- Official release poster
- Directed by: Pulkit
- Written by: Pulkit
- Produced by: Shailesh R Singh; Suunil Jain; Hitesh Thakkar;
- Starring: Pratik Gandhi; Khushalii Kumar;
- Cinematography: Kumar Saurabh
- Edited by: Zubin Sheikh
- Music by: Arko; Rochak Kohli; Anurag Saikia;
- Production company: Karma Media And Entertainment
- Distributed by: JioCinema
- Release date: 31 May 2024;
- Running time: 106 minutes
- Country: India
- Language: Hindi

= Dedh Bigha Zameen =

2024 Hindi-language film by Pulkit

Dedh Bigha Zameen is a 2024 Indian Hindi-language drama film written and directed by Pulkit and produced by Karma Media And Entertainment. The film features Pratik Gandhi and Khushali Kumar in the lead roles. The film premiered on JioCinema on 31 May 2024.

== Plot ==
Anil, a 28-year-old wheat seller, lives with his wife, mother, and sister. Excited for his sister Neha's marriage to Ajay, a soon-to-be govt servant, Anil agrees to a dowry. To fund it, he plans to sell his late father's land, only to find it's under litigation by MLA Amar Singh. He meets MLA with request to regain possession of his land for which MLA agrees. Later when he returns, the police arrest him for nothing. He realises that the broker has manipulated in favor of MLA. Sister's marriage is cancelled as she is missing or has been kidnapped. Broker confesses after being beaten. An MLAs goon shoots Anil. He dies is the climax.

== Cast ==
- Pratik Gandhi as Anil Singh
- Daya Shankar Pandey as Dharam Singh, Anil's uncle
- Khushalii Kumar as Pooja Singh, Anil's wife
- Vinod Nahardih as Krishna Singh, Anil's father
- Prasanna Bisht as Neha Singh, Anil's younger sister
- Neeraj Sood as MLA Amar Singh
- Durgesh Kumar as Avdesh Gupta, Amar Singh's party worker
- Faisal Malik as Inspector Sunil Yadav

== Production ==
The principal photography of the film began on 15 August 2021 in Jhansi and wrapped September 2021.

== Soundtrack ==
The music for the film is composed by Arko Pravo Mukherjee, Rochak Kohli, Anurag Saikia. Lyrics are written by Arko Pravo Mukherjee, Manoj Muntashir, Rashmi Virag.
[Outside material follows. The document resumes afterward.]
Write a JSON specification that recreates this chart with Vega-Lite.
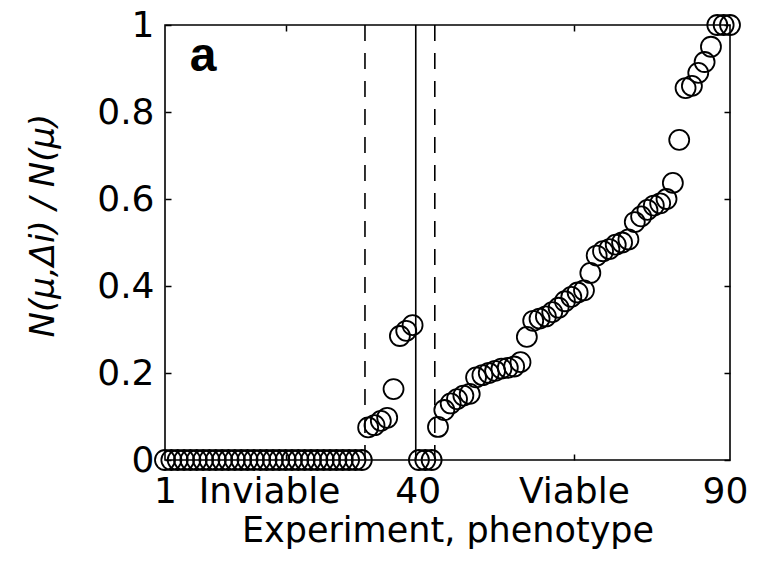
{
  "$schema": "https://vega.github.io/schema/vega-lite/v6.json",
  "width": 565,
  "height": 435,
  "autosize": "none",
  "padding": {"left": 165, "top": 25, "right": 30, "bottom": 110},
  "background": "white",
  "config": {
    "view": {"stroke": "black", "strokeWidth": 1.6},
    "axis": {
      "grid": false,
      "domain": false,
      "labelFont": "DejaVu Sans",
      "labelFontSize": 36,
      "labelColor": "black",
      "titleFont": "DejaVu Sans",
      "titleFontSize": 35,
      "titleFontWeight": "normal",
      "titleColor": "black",
      "tickColor": "black",
      "tickWidth": 1.5,
      "labelFlush": false,
      "labelOverlap": false,
      "labelBound": false
    }
  },
  "resolve": {"axis": {"x": "independent", "y": "independent"}},
  "layer": [
    {
      "data": {
        "values": [
          {"experiment": 1, "ratio": 0}, {"experiment": 2, "ratio": 0}, {"experiment": 3, "ratio": 0}, {"experiment": 4, "ratio": 0},
          {"experiment": 5, "ratio": 0}, {"experiment": 6, "ratio": 0}, {"experiment": 7, "ratio": 0}, {"experiment": 8, "ratio": 0},
          {"experiment": 9, "ratio": 0}, {"experiment": 10, "ratio": 0}, {"experiment": 11, "ratio": 0}, {"experiment": 12, "ratio": 0},
          {"experiment": 13, "ratio": 0}, {"experiment": 14, "ratio": 0}, {"experiment": 15, "ratio": 0}, {"experiment": 16, "ratio": 0},
          {"experiment": 17, "ratio": 0}, {"experiment": 18, "ratio": 0}, {"experiment": 19, "ratio": 0}, {"experiment": 20, "ratio": 0},
          {"experiment": 21, "ratio": 0}, {"experiment": 22, "ratio": 0}, {"experiment": 23, "ratio": 0}, {"experiment": 24, "ratio": 0},
          {"experiment": 25, "ratio": 0}, {"experiment": 26, "ratio": 0}, {"experiment": 27, "ratio": 0}, {"experiment": 28, "ratio": 0},
          {"experiment": 29, "ratio": 0}, {"experiment": 30, "ratio": 0}, {"experiment": 31, "ratio": 0}, {"experiment": 32, "ratio": 0},
          {"experiment": 33, "ratio": 0.075}, {"experiment": 34, "ratio": 0.08}, {"experiment": 35, "ratio": 0.09}, {"experiment": 36, "ratio": 0.097},
          {"experiment": 37, "ratio": 0.163}, {"experiment": 38, "ratio": 0.285}, {"experiment": 39, "ratio": 0.297}, {"experiment": 40, "ratio": 0.31},
          {"experiment": 41, "ratio": 0}, {"experiment": 42, "ratio": 0}, {"experiment": 43, "ratio": 0},
          {"experiment": 44, "ratio": 0.076}, {"experiment": 45, "ratio": 0.115}, {"experiment": 46, "ratio": 0.13}, {"experiment": 47, "ratio": 0.14},
          {"experiment": 48, "ratio": 0.148}, {"experiment": 49, "ratio": 0.152}, {"experiment": 50, "ratio": 0.19}, {"experiment": 51, "ratio": 0.195},
          {"experiment": 52, "ratio": 0.2}, {"experiment": 53, "ratio": 0.205}, {"experiment": 54, "ratio": 0.21}, {"experiment": 55, "ratio": 0.212},
          {"experiment": 56, "ratio": 0.215}, {"experiment": 57, "ratio": 0.225}, {"experiment": 58, "ratio": 0.283}, {"experiment": 59, "ratio": 0.32},
          {"experiment": 60, "ratio": 0.325}, {"experiment": 61, "ratio": 0.33}, {"experiment": 62, "ratio": 0.34}, {"experiment": 63, "ratio": 0.35},
          {"experiment": 64, "ratio": 0.365}, {"experiment": 65, "ratio": 0.375}, {"experiment": 66, "ratio": 0.385}, {"experiment": 67, "ratio": 0.39},
          {"experiment": 68, "ratio": 0.43}, {"experiment": 69, "ratio": 0.47}, {"experiment": 70, "ratio": 0.48}, {"experiment": 71, "ratio": 0.485},
          {"experiment": 72, "ratio": 0.495}, {"experiment": 73, "ratio": 0.5}, {"experiment": 74, "ratio": 0.507}, {"experiment": 75, "ratio": 0.547},
          {"experiment": 76, "ratio": 0.56}, {"experiment": 77, "ratio": 0.575}, {"experiment": 78, "ratio": 0.585}, {"experiment": 79, "ratio": 0.59},
          {"experiment": 80, "ratio": 0.6}, {"experiment": 81, "ratio": 0.637}, {"experiment": 82, "ratio": 0.736}, {"experiment": 83, "ratio": 0.855},
          {"experiment": 84, "ratio": 0.86}, {"experiment": 85, "ratio": 0.89}, {"experiment": 86, "ratio": 0.915}, {"experiment": 87, "ratio": 0.95},
          {"experiment": 88, "ratio": 1}, {"experiment": 89, "ratio": 1}, {"experiment": 90, "ratio": 1}
        ]
      },
      "mark": {"type": "point", "shape": "circle", "filled": false, "stroke": "black", "strokeWidth": 1.8, "size": 400, "opacity": 1, "clip": false},
      "encoding": {
        "x": {
          "field": "experiment", "type": "quantitative",
          "scale": {"domain": [1, 90], "nice": false, "zero": false},
          "axis": {
            "orient": "bottom",
            "title": "Experiment, phenotype",
            "values": [1, 17.4, 20, 40.8, 65.4, 89.2],
            "labelExpr": "datum.value == 1 ? '1' : datum.value == 17.4 ? 'Inviable' : datum.value == 40.8 ? '40' : datum.value == 65.4 ? 'Viable' : datum.value == 89.2 ? '90' : ''",
            "tickSize": -6,
            "tickOpacity": {"condition": {"test": "datum.value == 20 || datum.value == 65.4", "value": 1}, "value": 0},
            "labelPadding": 20,
            "titlePadding": 4
          }
        },
        "y": {
          "field": "ratio", "type": "quantitative",
          "scale": {"domain": [0, 1], "nice": false, "zero": false},
          "axis": {
            "orient": "left",
            "title": "N(μ,Δi) / N(μ)",
            "titleFontStyle": "italic",
            "titleFontSize": 34,
            "titleY": 200,
            "values": [0, 0.2, 0.4, 0.6, 0.8, 1],
            "format": "~g",
            "tickSize": -6,
            "labelPadding": 17,
            "titlePadding": 36
          }
        }
      }
    },
    {
      "data": {
        "values": [
          {"threshold": 32.5, "style": "dashed"},
          {"threshold": 40.5, "style": "solid"},
          {"threshold": 43.5, "style": "dashed"}
        ]
      },
      "mark": {"type": "rule", "color": "black", "strokeWidth": 1.6},
      "encoding": {
        "x": {
          "field": "threshold", "type": "quantitative",
          "axis": {"orient": "top", "title": null, "values": [20, 65.4], "labels": false, "tickSize": -6}
        },
        "strokeDash": {
          "field": "style", "type": "nominal",
          "scale": {"domain": ["solid", "dashed"], "range": [[1, 0], [16, 12]]},
          "legend": null
        }
      }
    },
    {
      "data": {"values": [{"panel": "a"}]},
      "mark": {"type": "text", "font": "Liberation Sans", "fontWeight": "bold", "fontSize": 48, "align": "center", "baseline": "middle", "color": "black"},
      "encoding": {
        "x": {"datum": 7, "type": "quantitative", "axis": null},
        "y": {
          "datum": 0.926, "type": "quantitative",
          "axis": {"orient": "right", "title": null, "values": [0, 0.2, 0.4, 0.6, 0.8, 1], "labels": false, "tickSize": -6}
        },
        "text": {"field": "panel"}
      }
    }
  ]
}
The song "Zidd Na Karo" is a remake of some part the song Say Aaj Jane Ki Zid Na Karo', and sung by Farida Khanum.

Track listing
| No. | Title | Lyrics | Music | Singer(s) | Length |
|---|---|---|---|---|---|
| 1. | "Zidd Na Karo" | Manoj Muntashir | Rochak Kohli | Stebin Ben | 4:32 |
| 2. | "Musafir" | Arko | Arko | Jubin Nautiyal | 3:27 |
| 3. | "Chota Sa Mann" | Rashmi Virag | Anurag Saikia | Anurag Saikia, Raghav Chaitanya, Ritrisha Sarmah | 4:10 |
| 4. | "Musafir" (Film Version) | Arko | Arko | Arko | 3:17 |
| Total length: |  |  |  |  | 15:16 |

==Reception==
Deepa Gahlot of Rediff.com rated 3/5 stars and observes "Pratik Gandhi once again proves that he is an actor who can bring any character to life with his dedication to his craft and instinctive understanding of what the role requires."
Saibal Chatterjee of NDTV gave 2 stars out of 5 and said in his review that "Pratik Gandhi is in nearly every frame of the film - that isn't a bad thing at all - but the maker of the film would have done well to give the supporting actors more to do."
Dhaval Roy of The Times of India rated 3/5 stars and stated that "The movie is worth watching for Pratik Gandhi's performance and the gritty portrayal of a common man's struggle against corruption and injustice."
Sonal Pandya of Times Now gave 2.5 stars out of 5 and said "While the milieu and narrative in Dedh Bigha Zameen is strong, its execution is wobbly, especially in the acting department. Gandhi carries the film, but it often veers into melodramatic territory."
Rahul Desai of Film Companion said in his review that "This film is a modern ode to Bimal Roy’s brand of neo-realism. But Dedh Bigha Zameen is more than half an acre short of its target. It’s so ‘real’ that it’s nearly boring. In fact, its decision to be boring is supposed to be brave.